Most sprinkler systems are automatic, and (unlike in the movies) activate one by one as they each individually detect a certain level of heat. In the movies, it is common to see the activation of a single sprinkler result in an entire floor or building having all sprinklers start operating – looks good in the movie but doesn’t normally happen that way in real life.
There are a range of different heat-activated capsules that will be triggered by different heat levels, from as ‘low’ as 135°F up to as high as 500°F. Perhaps the best type of sprinkler systems these days use water mist rather than water spray, and will give similarly effective results while using massively less water.
It makes sense for sprinklers to automatically activate, and on an ‘as required’ basis. But for a retreat which usually has people living in it, we’d be tempted to suggest a simpler approach. Manual sprinklers, on a per room ‘deluge’ basis, whereby you simply turn a lever (probably by the room’s entrance, or at a central control station) and that causes all the sprinklers in the room to activate simultaneously.
The downside of this is also its upside. The system doesn’t automatically activate, but it also won’t accidentally activate or leak water or in other ways be maintenance-prone or problematic. If you have dual-mode smoke detectors in most rooms, you’ll have reasonably appropriate warning of a fire in an unattended room, and can then quickly react and activate the sprinklers in the affected areas.
Needless to say, you’ll probably want your sprinklers to operate from a reservoir (perhaps with boost pump) than from a city mains water supply, so as to have your water supply guaranteed.
Summary
House fires are more common than you think, and will become even more prevalent WTSHTF.
A fire can potentially destroy your retreat and everything in it.
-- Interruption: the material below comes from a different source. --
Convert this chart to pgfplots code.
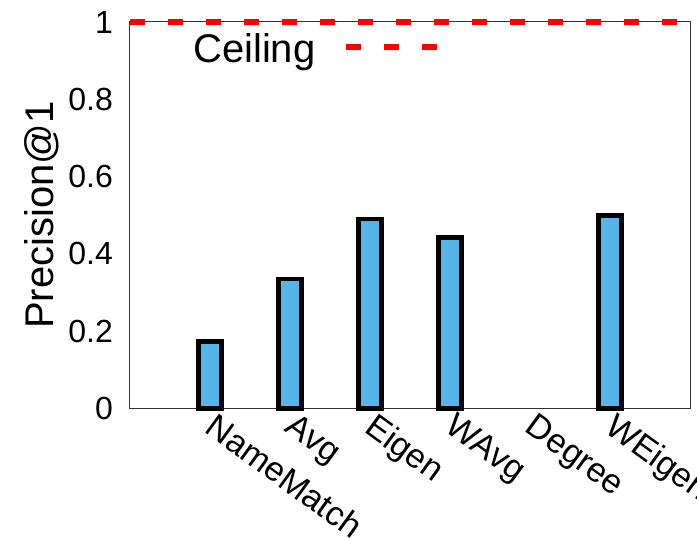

There goes your shelter, your food, your everything – and possibly also your own lives.
In addition to accidental fires, deliberate fires will be more prevalent too when law and order disintegrates, and a common technique by roaming marauders may be to ‘smoke you out’ of your retreat by setting fire to it.
On the other hand, making your retreat at least fire-resistant and as close to fire-proof as possible is not an unduly expensive proposition and is a prudent part of generally ‘hardening’ your retreat and making it long-lived and low maintenance.
We urge you to ensure your retreat is as close to fire-proof as possible.